▶ PROVIDED MATERIAL
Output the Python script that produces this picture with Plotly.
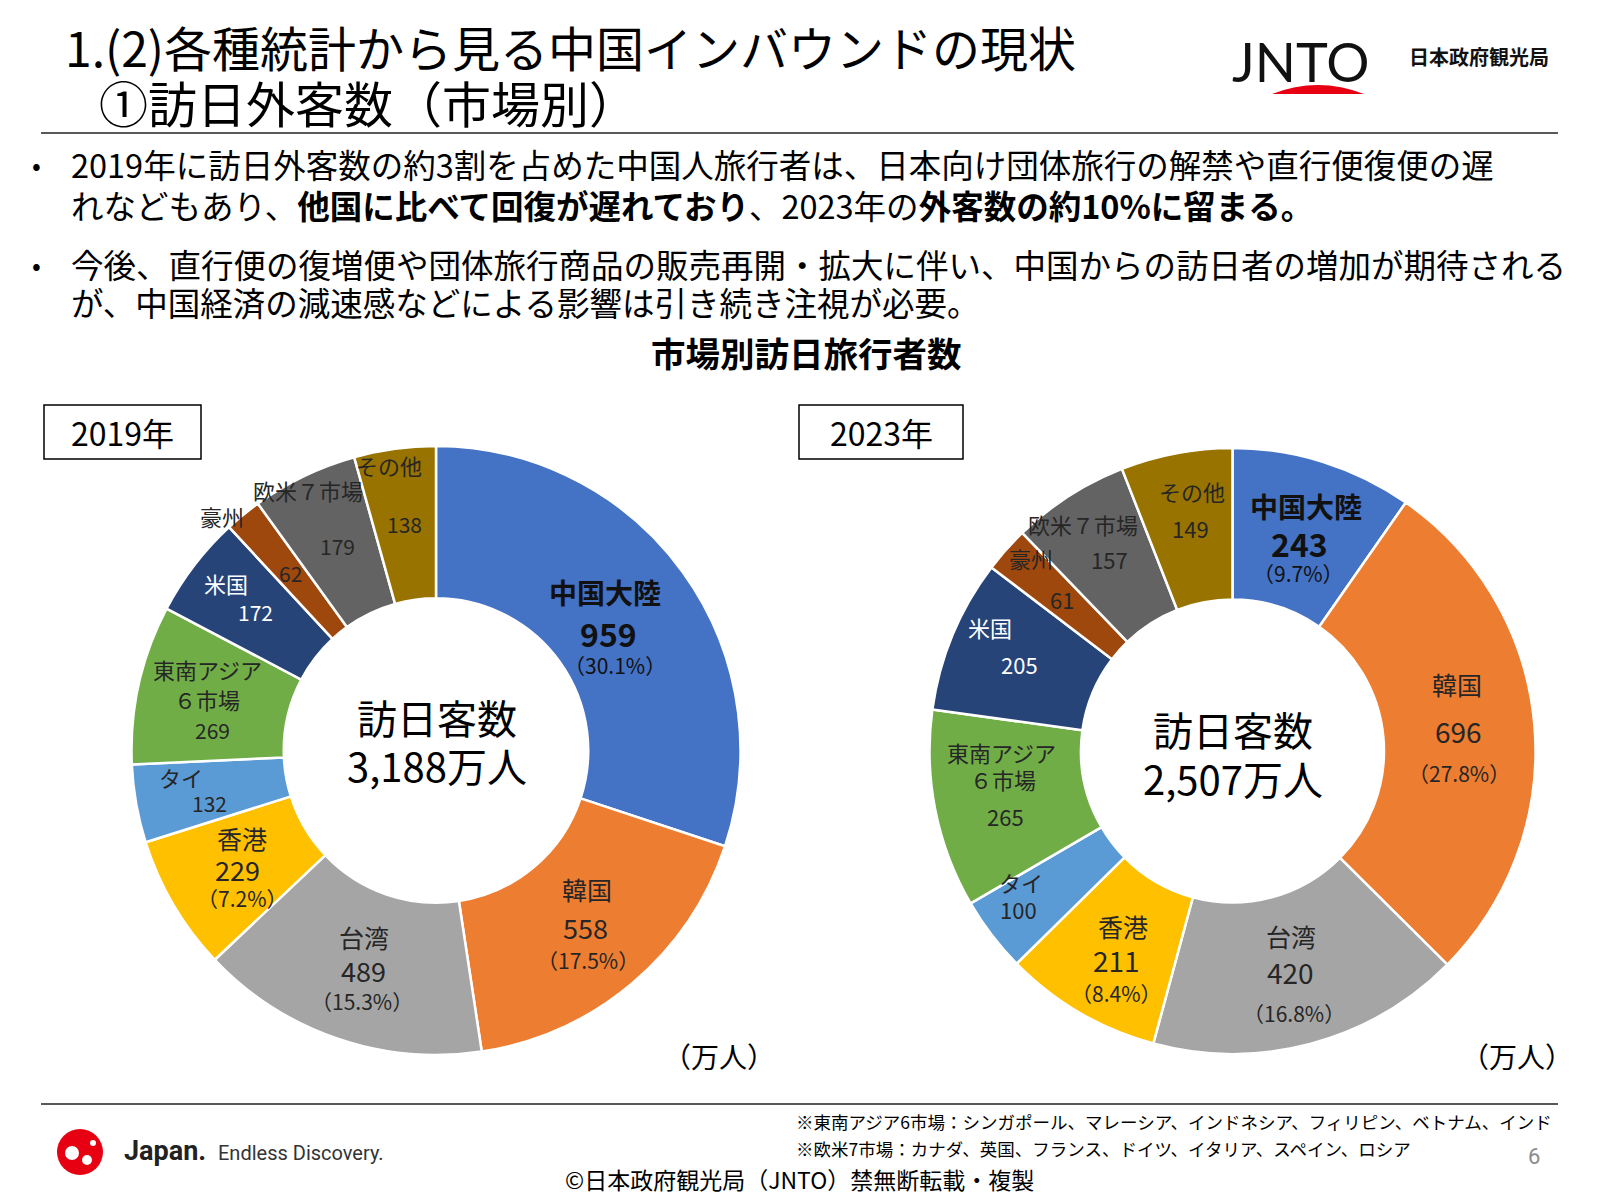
import math
import plotly.graph_objects as go

W, H = 1600, 1200
FONT = "Noto Sans CJK JP"
TXT = "#262626"

# ---------------- data ----------------
markets = ["中国大陸", "韓国", "台湾", "香港", "タイ", "東南アジア６市場", "米国", "豪州", "欧米７市場", "その他"]
colors = ["#4472C4", "#ED7D31", "#A5A5A5", "#FFC000", "#5B9BD5", "#70AD47", "#264478", "#9E480E", "#636363", "#997300"]
values_2019 = [959, 558, 489, 229, 132, 269, 172, 62, 179, 138]
values_2023 = [243, 696, 420, 211, 100, 265, 205, 61, 157, 149]
pct_2019 = ["30.1%", "17.5%", "15.3%", "7.2%", None, None, None, None, None, None]
pct_2023 = ["9.7%", "27.8%", "16.8%", "8.4%", None, None, None, None, None, None]
total_2019 = "3,188万人"
total_2023 = "2,507万人"

# ---------------- layout constants (pixels) ----------------
C19, R19 = (436.0, 750.5), 304.5
C23, R23 = (1232.5, 751.0), 303.0


def px(x):
    return x / W


def py(y):
    return 1 - y / H


annotations = []
shapes = []


def ann(x, y, text, size, color="#000000", xanchor="center", family=FONT, yanchor="middle"):
    annotations.append(dict(
        x=px(x), y=py(y), xref="paper", yref="paper", text=text, showarrow=False,
        xanchor=xanchor, yanchor=yanchor,
        font=dict(family=family, size=size, color=color),
    ))


def domain(c, r):
    return dict(x=[px(c[0] - r), px(c[0] + r)], y=[py(c[1] + r), py(c[1] - r)])


fig = go.Figure()
for vals, c, r in [(values_2019, C19, R19), (values_2023, C23, R23)]:
    fig.add_trace(go.Pie(
        labels=markets, values=vals, sort=False, direction="clockwise", rotation=0,
        hole=0.5, textinfo="none", hoverinfo="label+value",
        marker=dict(colors=colors, line=dict(color="white", width=2.5)),
        domain=domain(c, r), showlegend=False,
    ))


# ---------------- slice labels (placed at each slice's mid-angle) ----------------
def item_text(kind, i, vals, pcts):
    if kind == "name":
        return markets[i]
    if kind == "nameA":
        return "東南アジア"
    if kind == "nameB":
        return "６市場"
    if kind == "val":
        return str(vals[i])
    return "（" + pcts[i] + "）"


def slice_labels(vals, pcts, c, r, spec):
    tot = float(sum(vals))
    cum = 0.0
    for i, v in enumerate(vals):
        mid = (cum + v / 2) / tot * 360.0
        cum += v
        rf, dang, col, items = spec[i]
        th = math.radians(mid + dang)
        ax = c[0] + rf * r * math.sin(th)
        ay = c[1] - rf * r * math.cos(th)
        for (k, dx, dy, sz, bold) in items:
            t = item_text(k, i, vals, pcts)
            if bold:
                t = "<b>" + t + "</b>"
            ann(ax + dx, ay + dy, t, sz, col)


WH = "#FFFFFF"
BK = "#111111"
spec19 = [
    (0.687, 1.5, BK, [("name", -4, -41, 28, True), ("val", 0, 0, 32, True), ("pct", 6, 32, 21, False)]),
    (0.761, 0, TXT, [("name", 2, -39, 25, False), ("val", 0, 0, 27, False), ("pct", 3, 32, 21, False)]),
    (0.76, -0.8, TXT, [("name", 0, -33, 25, False), ("val", 0, 0, 27, False), ("pct", -2, 31, 21, False)]),
    (0.76, -0.4, TXT, [("name", 5, -31, 25, False), ("val", 0, 0, 27, False), ("pct", 5, 29, 21, False)]),
    (0.762, -3.0, TXT, [("name", -29, -26, 22, False), ("val", 0, 0, 21, False)]),
    (0.77, 0, TXT, [("nameA", 0, -30, 22, False), ("nameB", 0, 0, 22, False), ("val", 5, 31, 21, False)]),
    (0.746, 0, WH, [("name", -30, -29, 22, False), ("val", 0, 0, 21, False)]),
    (0.752, 0, TXT, [("name", -69, -57, 22, False), ("val", 0, 0, 21, False)]),
    (0.747, 0, TXT, [("name", -29, -56, 22, False), ("val", 0, 0, 21, False)]),
    (0.752, 0, TXT, [("name", -16, -59, 22, False), ("val", 0, 0, 21, False)]),
]
spec23 = [
    (0.72, 0.4, BK, [("name", 7, -37, 28, True), ("val", 0, 0, 32, True), ("pct", -1, 30, 21, False)]),
    (0.75, 0.2, TXT, [("name", -2, -47, 25, False), ("val", 0, 0, 28, False), ("pct", 0, 42, 21, False)]),
    (0.755, 0.3, TXT, [("name", 0, -36, 25, False), ("val", 0, 0, 28, False), ("pct", 3, 41, 21, False)]),
    (0.79, -1.2, TXT, [("name", 7, -34, 25, False), ("val", 0, 0, 28, False), ("pct", 0, 33, 21, False)]),
    (0.877, 1.0, TXT, [("name", 2, -27, 22, False), ("val", 0, 0, 22, False)]),
    (0.763, 4.3, TXT, [("nameA", -1, -27, 22, False), ("nameB", 0, 0, 22, False), ("val", 3, 37, 22, False)]),
    (0.76, -0.5, WH, [("name", -29, -37, 22, False), ("val", 0, 0, 22, False)]),
    (0.754, 0, TXT, [("name", -31, -41, 22, False), ("val", 0, 0, 22, False)]),
    (0.753, 0, TXT, [("name", -26, -35, 22, False), ("val", 0, 0, 22, False)]),
    (0.75, 0, TXT, [("name", 2, -37, 22, False), ("val", 0, 0, 22, False)]),
]
slice_labels(values_2019, pct_2019, C19, R19, spec19)
slice_labels(values_2023, pct_2023, C23, R23, spec23)

# centre texts
ann(437, 717, "訪日客数", 40)
ann(437, 765, total_2019, 40)
ann(1233, 729, "訪日客数", 40)
ann(1233, 778, total_2023, 40)

# unit labels
ann(719, 1056, "（万人）", 28)
ann(1517, 1056, "（万人）", 28)

# year boxes
for (x0, x1, label) in [(44, 201, "2019年"), (799, 963, "2023年")]:
    shapes.append(dict(type="rect", xref="paper", yref="paper", x0=px(x0), x1=px(x1),
                       y0=py(459), y1=py(405), line=dict(color="#000", width=1.5)))
    ann((x0 + x1) / 2, 432, label, 32)

# ---------------- header ----------------
ann(63, 46, "1.(2)各種統計から見る中国インバウンドの現状", 48, xanchor="left")
ann(97, 102, "①訪日外客数（市場別）", 49, xanchor="left")

ann(1300, 62, "JNTO", 54, family="Lato", color="#111")
shapes.append(dict(type="path", xref="paper", yref="paper",
                   path="M {:.5f},{:.5f} Q {:.5f},{:.5f} {:.5f},{:.5f} Z".format(
                       px(1272), py(94), px(1318), py(76), px(1364), py(94)),
                   fillcolor="#E60012", line=dict(width=0)))
ann(1479, 57, "<b>日本政府観光局</b>", 20, color="#111")

shapes.append(dict(type="line", xref="paper", yref="paper", x0=px(41), x1=px(1558),
                   y0=py(133), y1=py(133), line=dict(color="#595959", width=2)))

# bullets
ann(30, 163, "•", 26, xanchor="left")
ann(69, 163, "2019年に訪日外客数の約3割を占めた中国人旅行者は、日本向け団体旅行の解禁や直行便復便の遅", 32.5, xanchor="left")
ann(69, 204, "れなどもあり、<b>他国に比べて回復が遅れており</b>、2023年の<b>外客数の約10%に留まる。</b>", 32.5, xanchor="left")
ann(30, 263, "•", 26, xanchor="left")
ann(69, 263, "今後、直行便の復増便や団体旅行商品の販売再開・拡大に伴い、中国からの訪日者の増加が期待される", 32.5, xanchor="left")
ann(69, 301, "が、中国経済の減速感などによる影響は引き続き注視が必要。", 32.5, xanchor="left")

ann(806, 352, "<b>市場別訪日旅行者数</b>", 34.5)

# ---------------- footer ----------------
shapes.append(dict(type="line", xref="paper", yref="paper", x0=px(41), x1=px(1558),
                   y0=py(1104), y1=py(1104), line=dict(color="#595959", width=2)))
ann(794, 1121, "※東南アジア6市場：シンガポール、マレーシア、インドネシア、フィリピン、ベトナム、インド", 17.5, xanchor="left")
ann(794, 1148, "※欧米7市場：カナダ、英国、フランス、ドイツ、イタリア、スペイン、ロシア", 17.5, xanchor="left")
ann(799, 1179, "©日本政府観光局（JNTO）禁無断転載・複製", 23)
ann(1534, 1156, "6", 22, color="#8C8C8C", family="Roboto")

# Japan logo
shapes.append(dict(type="circle", xref="paper", yref="paper", x0=px(57), x1=px(103),
                   y0=py(1175), y1=py(1129), fillcolor="#E60012", line=dict(width=0)))
for (cx, cy, rr) in [(72, 1153, 7), (87, 1160, 5), (93, 1143, 3)]:
    shapes.append(dict(type="circle", xref="paper", yref="paper", x0=px(cx - rr), x1=px(cx + rr),
                       y0=py(cy + rr), y1=py(cy - rr), fillcolor="#FFFFFF", line=dict(width=0)))
ann(122, 1151, "<b>Japan.</b>", 27, color="#222", xanchor="left", family="Roboto")
ann(216, 1153, "Endless Discovery.", 20, color="#333", xanchor="left", family="Roboto")

fig.update_layout(
    width=W, height=H, margin=dict(l=0, r=0, t=0, b=0),
    paper_bgcolor="white", plot_bgcolor="white",
    annotations=annotations, shapes=shapes, showlegend=False,
)

fig.write_html("out.html", config={"displayModeBar": False},
               post_script="document.body.style.margin='0px';")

▶ WHAT YOU SHOULD DO
Skip the pictures, please, and transcribe only the lines from the beginning of the material through the one that contains "shapes = []".

▶ CORRECT RESPONSE
Output the Python script that produces this picture with Plotly.
import math
import plotly.graph_objects as go

W, H = 1600, 1200
FONT = "Noto Sans CJK JP"
TXT = "#262626"

# ---------------- data ----------------
markets = ["中国大陸", "韓国", "台湾", "香港", "タイ", "東南アジア６市場", "米国", "豪州", "欧米７市場", "その他"]
colors = ["#4472C4", "#ED7D31", "#A5A5A5", "#FFC000", "#5B9BD5", "#70AD47", "#264478", "#9E480E", "#636363", "#997300"]
values_2019 = [959, 558, 489, 229, 132, 269, 172, 62, 179, 138]
values_2023 = [243, 696, 420, 211, 100, 265, 205, 61, 157, 149]
pct_2019 = ["30.1%", "17.5%", "15.3%", "7.2%", None, None, None, None, None, None]
pct_2023 = ["9.7%", "27.8%", "16.8%", "8.4%", None, None, None, None, None, None]
total_2019 = "3,188万人"
total_2023 = "2,507万人"

# ---------------- layout constants (pixels) ----------------
C19, R19 = (436.0, 750.5), 304.5
C23, R23 = (1232.5, 751.0), 303.0


def px(x):
    return x / W


def py(y):
    return 1 - y / H


annotations = []
shapes = []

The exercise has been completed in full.